WHAT THE TASK ASKS » Output only the lines running from the line bearing "Clone this chart in Plotly." through the line bearing "acetone = [130.0, 67.0, 66.0, 35.0]", character for character.

(begin)

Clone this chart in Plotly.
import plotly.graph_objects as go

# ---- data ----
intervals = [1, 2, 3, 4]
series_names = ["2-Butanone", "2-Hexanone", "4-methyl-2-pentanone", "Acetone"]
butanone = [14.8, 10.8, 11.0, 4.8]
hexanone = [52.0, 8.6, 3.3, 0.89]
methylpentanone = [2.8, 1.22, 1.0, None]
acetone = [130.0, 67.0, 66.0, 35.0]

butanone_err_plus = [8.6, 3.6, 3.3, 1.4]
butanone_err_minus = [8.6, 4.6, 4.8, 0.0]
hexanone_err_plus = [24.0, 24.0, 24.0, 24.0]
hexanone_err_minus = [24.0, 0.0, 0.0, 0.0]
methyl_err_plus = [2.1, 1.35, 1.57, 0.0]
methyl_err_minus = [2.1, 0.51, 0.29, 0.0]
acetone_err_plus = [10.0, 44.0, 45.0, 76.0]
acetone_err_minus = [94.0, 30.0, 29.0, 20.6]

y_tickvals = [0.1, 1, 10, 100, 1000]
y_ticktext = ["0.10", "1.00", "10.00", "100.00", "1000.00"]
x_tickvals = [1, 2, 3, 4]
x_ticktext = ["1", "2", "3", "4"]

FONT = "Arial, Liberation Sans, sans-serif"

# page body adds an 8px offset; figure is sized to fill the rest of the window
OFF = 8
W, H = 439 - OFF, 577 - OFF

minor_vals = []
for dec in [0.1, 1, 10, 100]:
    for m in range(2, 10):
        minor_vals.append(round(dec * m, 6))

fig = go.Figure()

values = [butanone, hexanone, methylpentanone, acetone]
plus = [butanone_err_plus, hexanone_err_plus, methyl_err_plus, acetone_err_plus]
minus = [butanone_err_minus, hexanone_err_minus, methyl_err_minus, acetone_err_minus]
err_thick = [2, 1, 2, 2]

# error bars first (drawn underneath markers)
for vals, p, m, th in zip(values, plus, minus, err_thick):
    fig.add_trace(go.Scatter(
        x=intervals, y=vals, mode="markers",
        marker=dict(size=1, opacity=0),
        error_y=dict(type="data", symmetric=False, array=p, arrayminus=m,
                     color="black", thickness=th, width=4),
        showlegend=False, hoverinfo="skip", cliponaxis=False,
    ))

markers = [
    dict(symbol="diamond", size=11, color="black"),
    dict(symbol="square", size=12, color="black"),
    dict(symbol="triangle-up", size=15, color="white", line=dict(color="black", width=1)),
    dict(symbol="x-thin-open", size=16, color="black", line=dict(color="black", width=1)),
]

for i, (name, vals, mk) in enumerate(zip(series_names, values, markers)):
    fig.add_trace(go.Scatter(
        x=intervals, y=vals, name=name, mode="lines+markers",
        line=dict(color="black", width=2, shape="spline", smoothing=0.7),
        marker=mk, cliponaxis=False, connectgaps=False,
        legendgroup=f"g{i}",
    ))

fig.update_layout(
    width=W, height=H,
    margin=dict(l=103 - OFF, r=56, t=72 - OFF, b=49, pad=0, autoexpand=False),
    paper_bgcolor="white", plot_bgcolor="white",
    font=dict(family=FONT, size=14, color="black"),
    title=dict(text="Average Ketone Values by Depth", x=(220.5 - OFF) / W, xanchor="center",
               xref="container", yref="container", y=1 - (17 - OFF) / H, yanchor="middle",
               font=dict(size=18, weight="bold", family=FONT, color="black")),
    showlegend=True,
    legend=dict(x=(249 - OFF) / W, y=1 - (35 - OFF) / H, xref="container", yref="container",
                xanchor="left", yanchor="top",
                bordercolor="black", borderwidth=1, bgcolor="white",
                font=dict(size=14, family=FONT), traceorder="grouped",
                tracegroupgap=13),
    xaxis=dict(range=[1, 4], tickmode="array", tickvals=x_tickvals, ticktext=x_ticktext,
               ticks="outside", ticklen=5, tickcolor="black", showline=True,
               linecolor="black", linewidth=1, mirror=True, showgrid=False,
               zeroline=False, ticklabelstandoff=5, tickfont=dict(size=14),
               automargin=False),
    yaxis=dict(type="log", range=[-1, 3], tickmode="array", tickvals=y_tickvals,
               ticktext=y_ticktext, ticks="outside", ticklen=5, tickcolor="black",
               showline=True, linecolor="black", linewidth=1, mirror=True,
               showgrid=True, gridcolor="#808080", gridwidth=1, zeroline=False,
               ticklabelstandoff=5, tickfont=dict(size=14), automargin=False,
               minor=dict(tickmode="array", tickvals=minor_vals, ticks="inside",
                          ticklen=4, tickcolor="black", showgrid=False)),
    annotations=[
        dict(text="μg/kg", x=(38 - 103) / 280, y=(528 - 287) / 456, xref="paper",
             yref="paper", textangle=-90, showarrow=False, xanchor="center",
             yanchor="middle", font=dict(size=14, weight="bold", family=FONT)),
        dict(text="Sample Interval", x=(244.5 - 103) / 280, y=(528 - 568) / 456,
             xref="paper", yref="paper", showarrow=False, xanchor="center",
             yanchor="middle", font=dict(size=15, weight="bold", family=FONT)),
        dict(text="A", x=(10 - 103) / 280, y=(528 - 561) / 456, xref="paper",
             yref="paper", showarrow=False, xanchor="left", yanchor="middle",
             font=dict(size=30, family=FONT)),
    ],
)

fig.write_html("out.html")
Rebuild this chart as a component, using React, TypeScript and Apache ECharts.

(end)
(begin)

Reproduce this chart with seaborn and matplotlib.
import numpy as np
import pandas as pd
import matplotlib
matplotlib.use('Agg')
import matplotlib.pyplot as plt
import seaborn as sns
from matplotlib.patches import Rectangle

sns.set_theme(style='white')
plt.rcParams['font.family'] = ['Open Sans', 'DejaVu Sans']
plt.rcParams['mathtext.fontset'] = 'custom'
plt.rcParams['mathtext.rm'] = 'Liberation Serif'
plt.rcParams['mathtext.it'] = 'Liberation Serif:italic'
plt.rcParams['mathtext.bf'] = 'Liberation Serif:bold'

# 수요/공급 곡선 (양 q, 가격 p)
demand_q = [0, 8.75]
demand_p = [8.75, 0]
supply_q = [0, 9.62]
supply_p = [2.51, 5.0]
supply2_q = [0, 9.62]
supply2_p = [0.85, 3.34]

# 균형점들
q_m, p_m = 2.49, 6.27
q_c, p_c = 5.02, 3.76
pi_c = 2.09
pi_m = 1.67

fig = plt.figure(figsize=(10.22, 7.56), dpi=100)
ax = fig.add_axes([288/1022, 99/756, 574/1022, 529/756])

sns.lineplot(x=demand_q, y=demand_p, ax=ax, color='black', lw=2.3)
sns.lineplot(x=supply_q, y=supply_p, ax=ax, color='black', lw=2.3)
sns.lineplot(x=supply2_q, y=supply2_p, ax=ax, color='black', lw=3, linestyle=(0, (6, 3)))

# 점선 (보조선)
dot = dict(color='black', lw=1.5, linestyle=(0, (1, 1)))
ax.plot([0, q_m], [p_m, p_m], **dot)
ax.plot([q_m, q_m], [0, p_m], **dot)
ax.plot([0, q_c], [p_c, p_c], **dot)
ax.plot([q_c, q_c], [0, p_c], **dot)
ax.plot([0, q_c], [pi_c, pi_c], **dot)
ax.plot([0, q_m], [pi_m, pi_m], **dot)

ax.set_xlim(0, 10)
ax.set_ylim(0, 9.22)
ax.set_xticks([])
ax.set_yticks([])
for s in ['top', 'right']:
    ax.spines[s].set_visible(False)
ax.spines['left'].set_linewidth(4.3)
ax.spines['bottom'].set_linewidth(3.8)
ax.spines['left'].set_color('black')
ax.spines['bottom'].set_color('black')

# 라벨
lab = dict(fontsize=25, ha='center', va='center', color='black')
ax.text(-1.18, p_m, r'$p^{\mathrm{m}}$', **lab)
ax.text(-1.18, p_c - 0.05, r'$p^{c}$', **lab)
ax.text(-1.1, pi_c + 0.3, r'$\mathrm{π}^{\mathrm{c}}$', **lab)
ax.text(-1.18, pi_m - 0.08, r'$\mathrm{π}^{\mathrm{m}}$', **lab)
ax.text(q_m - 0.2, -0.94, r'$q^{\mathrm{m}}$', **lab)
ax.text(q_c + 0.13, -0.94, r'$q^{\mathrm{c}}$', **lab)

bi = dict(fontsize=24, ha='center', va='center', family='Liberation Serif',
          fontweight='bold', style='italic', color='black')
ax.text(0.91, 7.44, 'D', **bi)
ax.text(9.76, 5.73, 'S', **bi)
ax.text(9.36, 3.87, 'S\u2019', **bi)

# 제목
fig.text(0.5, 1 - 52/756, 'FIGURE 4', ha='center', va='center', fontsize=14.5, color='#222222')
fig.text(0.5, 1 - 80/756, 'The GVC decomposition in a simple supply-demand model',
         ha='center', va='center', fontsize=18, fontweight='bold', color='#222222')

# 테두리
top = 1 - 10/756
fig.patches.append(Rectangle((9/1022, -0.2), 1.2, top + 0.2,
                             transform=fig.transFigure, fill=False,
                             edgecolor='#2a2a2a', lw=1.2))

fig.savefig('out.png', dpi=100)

(end)

EXERCISE ANSWER »
Clone this chart in Plotly.
import plotly.graph_objects as go

# ---- data ----
intervals = [1, 2, 3, 4]
series_names = ["2-Butanone", "2-Hexanone", "4-methyl-2-pentanone", "Acetone"]
butanone = [14.8, 10.8, 11.0, 4.8]
hexanone = [52.0, 8.6, 3.3, 0.89]
methylpentanone = [2.8, 1.22, 1.0, None]
acetone = [130.0, 67.0, 66.0, 35.0]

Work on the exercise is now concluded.